» Working data
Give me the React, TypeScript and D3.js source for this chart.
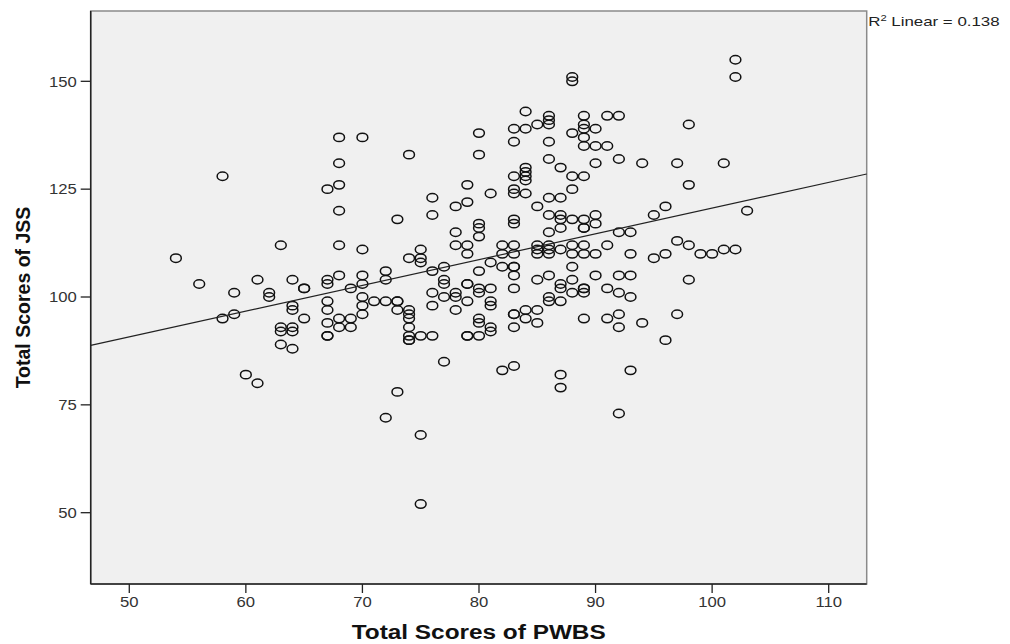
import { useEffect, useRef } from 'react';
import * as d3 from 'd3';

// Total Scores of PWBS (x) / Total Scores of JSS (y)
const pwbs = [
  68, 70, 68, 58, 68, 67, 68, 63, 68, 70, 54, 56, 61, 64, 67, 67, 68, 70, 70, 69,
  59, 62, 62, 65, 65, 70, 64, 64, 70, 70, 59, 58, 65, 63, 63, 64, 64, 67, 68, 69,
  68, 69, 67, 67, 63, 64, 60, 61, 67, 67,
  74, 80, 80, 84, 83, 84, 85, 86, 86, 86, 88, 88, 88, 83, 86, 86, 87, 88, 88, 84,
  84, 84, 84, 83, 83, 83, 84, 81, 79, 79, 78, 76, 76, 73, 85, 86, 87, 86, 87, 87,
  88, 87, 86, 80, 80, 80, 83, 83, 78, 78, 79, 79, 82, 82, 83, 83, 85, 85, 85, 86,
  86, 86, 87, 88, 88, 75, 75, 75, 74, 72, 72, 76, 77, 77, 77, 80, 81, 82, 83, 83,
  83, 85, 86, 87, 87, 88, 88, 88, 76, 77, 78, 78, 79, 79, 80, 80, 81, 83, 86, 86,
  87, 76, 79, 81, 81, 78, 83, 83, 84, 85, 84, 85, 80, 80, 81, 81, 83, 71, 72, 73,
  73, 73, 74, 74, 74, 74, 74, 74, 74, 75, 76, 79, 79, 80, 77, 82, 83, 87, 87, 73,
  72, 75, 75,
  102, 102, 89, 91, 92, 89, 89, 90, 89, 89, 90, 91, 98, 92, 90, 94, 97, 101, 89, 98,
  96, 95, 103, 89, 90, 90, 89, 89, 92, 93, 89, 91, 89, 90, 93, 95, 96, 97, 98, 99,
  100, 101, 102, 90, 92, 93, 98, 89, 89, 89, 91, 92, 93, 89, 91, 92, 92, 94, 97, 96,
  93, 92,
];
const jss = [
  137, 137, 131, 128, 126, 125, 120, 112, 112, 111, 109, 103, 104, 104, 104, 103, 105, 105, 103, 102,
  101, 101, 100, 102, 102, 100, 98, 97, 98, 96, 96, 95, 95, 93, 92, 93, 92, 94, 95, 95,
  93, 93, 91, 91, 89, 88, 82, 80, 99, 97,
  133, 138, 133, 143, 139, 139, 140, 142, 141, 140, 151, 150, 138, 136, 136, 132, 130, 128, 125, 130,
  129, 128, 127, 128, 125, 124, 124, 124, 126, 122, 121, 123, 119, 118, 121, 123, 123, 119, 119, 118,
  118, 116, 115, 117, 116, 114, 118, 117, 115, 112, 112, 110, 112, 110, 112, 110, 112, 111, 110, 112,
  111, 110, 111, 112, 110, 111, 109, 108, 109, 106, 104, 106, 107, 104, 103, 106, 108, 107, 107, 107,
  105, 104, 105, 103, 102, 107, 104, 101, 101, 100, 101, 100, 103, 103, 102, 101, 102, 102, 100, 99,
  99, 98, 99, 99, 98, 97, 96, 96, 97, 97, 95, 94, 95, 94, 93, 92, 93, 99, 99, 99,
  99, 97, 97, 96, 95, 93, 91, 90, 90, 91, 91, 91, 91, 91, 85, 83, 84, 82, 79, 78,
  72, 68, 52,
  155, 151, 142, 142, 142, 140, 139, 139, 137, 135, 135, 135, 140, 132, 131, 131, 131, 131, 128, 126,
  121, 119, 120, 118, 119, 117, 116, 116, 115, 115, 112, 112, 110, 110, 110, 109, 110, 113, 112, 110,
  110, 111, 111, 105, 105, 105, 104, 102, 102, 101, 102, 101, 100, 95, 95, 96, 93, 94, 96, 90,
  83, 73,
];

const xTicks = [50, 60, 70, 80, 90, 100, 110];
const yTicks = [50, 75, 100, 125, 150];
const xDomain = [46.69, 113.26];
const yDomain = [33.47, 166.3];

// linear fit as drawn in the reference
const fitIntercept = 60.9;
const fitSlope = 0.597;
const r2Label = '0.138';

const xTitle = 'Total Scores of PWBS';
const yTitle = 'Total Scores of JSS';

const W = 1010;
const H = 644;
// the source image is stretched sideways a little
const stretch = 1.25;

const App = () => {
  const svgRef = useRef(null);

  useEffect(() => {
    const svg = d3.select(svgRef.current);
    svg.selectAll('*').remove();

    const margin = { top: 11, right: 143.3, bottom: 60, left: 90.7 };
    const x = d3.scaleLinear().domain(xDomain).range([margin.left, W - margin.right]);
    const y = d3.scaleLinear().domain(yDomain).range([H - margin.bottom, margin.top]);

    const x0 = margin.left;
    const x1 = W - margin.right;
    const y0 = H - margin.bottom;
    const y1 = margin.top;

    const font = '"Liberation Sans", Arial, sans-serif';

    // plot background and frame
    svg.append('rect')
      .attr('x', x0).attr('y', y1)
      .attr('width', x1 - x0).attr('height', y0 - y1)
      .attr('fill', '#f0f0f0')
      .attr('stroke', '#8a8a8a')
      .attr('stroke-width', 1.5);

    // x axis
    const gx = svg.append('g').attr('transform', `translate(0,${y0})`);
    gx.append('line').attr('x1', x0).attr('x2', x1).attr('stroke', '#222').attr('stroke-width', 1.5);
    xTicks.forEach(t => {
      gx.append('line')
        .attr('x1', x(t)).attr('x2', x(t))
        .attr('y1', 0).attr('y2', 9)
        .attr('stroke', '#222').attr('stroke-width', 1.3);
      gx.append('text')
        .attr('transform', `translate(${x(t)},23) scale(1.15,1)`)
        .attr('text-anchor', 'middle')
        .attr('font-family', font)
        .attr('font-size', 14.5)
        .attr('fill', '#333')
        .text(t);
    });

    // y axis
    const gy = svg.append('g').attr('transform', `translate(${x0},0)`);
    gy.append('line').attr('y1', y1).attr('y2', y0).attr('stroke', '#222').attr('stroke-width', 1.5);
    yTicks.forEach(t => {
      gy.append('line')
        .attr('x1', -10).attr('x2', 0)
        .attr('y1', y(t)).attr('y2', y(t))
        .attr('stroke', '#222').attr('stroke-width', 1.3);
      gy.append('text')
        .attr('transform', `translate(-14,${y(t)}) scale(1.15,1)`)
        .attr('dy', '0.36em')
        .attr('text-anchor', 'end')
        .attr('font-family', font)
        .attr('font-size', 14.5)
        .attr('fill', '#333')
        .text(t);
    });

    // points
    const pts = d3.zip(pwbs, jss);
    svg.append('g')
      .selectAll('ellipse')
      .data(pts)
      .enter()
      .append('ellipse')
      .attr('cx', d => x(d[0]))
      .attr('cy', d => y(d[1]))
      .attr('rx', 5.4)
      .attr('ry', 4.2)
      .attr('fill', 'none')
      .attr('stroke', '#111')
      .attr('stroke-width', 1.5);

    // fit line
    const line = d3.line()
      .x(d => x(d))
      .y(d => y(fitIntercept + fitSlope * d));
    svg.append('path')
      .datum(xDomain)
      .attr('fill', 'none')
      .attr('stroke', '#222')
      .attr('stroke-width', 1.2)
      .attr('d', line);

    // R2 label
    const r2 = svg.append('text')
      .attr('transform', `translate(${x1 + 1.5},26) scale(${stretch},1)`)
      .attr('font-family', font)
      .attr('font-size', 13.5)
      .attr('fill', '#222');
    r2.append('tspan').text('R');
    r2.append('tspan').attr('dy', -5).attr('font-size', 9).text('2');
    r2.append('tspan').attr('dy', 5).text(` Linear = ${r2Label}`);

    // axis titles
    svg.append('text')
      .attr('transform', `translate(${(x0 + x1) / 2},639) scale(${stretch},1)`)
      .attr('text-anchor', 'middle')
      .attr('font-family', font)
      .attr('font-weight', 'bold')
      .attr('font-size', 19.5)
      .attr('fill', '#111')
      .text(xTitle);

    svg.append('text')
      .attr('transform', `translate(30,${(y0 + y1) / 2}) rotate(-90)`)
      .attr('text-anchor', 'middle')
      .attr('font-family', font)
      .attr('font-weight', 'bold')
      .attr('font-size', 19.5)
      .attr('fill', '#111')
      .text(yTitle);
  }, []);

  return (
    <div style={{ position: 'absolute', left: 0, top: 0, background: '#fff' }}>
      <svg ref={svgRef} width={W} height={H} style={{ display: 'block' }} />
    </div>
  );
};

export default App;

--

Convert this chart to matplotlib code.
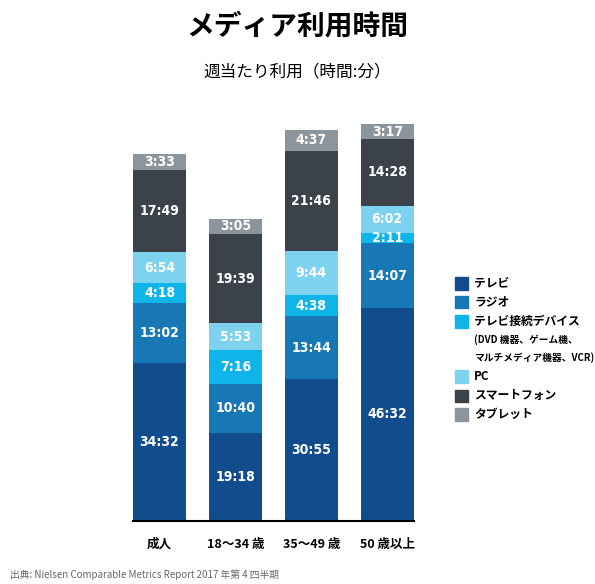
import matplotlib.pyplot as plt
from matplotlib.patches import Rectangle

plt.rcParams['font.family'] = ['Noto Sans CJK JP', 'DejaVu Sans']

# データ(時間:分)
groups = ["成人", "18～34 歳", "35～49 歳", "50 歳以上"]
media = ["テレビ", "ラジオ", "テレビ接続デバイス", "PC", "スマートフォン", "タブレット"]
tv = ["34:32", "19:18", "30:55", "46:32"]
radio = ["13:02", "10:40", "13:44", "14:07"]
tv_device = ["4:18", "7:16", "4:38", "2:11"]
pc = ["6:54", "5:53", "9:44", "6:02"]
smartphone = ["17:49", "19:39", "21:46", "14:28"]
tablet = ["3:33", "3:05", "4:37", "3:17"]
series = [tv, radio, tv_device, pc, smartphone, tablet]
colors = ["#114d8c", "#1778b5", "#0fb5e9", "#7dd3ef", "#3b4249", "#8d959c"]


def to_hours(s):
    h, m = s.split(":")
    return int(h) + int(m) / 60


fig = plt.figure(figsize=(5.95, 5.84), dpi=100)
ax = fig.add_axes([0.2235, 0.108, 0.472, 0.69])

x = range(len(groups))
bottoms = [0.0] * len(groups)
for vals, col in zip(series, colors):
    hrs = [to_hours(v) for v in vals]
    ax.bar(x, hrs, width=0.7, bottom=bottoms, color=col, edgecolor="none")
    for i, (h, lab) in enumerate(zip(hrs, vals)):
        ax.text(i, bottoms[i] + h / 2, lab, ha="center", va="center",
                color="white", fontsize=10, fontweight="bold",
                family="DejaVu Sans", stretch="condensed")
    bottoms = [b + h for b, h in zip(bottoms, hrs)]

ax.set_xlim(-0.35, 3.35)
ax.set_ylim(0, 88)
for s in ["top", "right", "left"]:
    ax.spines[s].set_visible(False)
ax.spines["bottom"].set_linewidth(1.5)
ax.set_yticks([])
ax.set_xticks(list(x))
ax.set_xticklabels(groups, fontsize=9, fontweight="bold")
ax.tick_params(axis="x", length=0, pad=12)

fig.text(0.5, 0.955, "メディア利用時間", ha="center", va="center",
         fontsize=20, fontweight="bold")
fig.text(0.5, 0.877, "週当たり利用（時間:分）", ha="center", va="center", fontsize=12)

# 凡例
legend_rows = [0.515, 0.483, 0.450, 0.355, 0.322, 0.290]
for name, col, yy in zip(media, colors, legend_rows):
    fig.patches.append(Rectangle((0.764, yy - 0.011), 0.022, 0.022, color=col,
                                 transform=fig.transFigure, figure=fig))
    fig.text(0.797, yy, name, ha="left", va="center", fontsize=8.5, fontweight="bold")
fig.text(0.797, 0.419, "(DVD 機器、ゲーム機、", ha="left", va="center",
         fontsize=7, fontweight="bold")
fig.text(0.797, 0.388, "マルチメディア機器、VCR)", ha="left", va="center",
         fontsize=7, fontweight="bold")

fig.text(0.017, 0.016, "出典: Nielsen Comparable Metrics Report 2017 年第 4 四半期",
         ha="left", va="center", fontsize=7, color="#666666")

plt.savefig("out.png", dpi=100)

» Task
All lines above from the one containing "Give me the" through the one containing "import * as d3 from 'd3';" are to be quoted exactly, and only those; pictures are left out.

» Solution to this exercise
Give me the React, TypeScript and D3.js source for this chart.
import { useEffect, useRef } from 'react';
import * as d3 from 'd3';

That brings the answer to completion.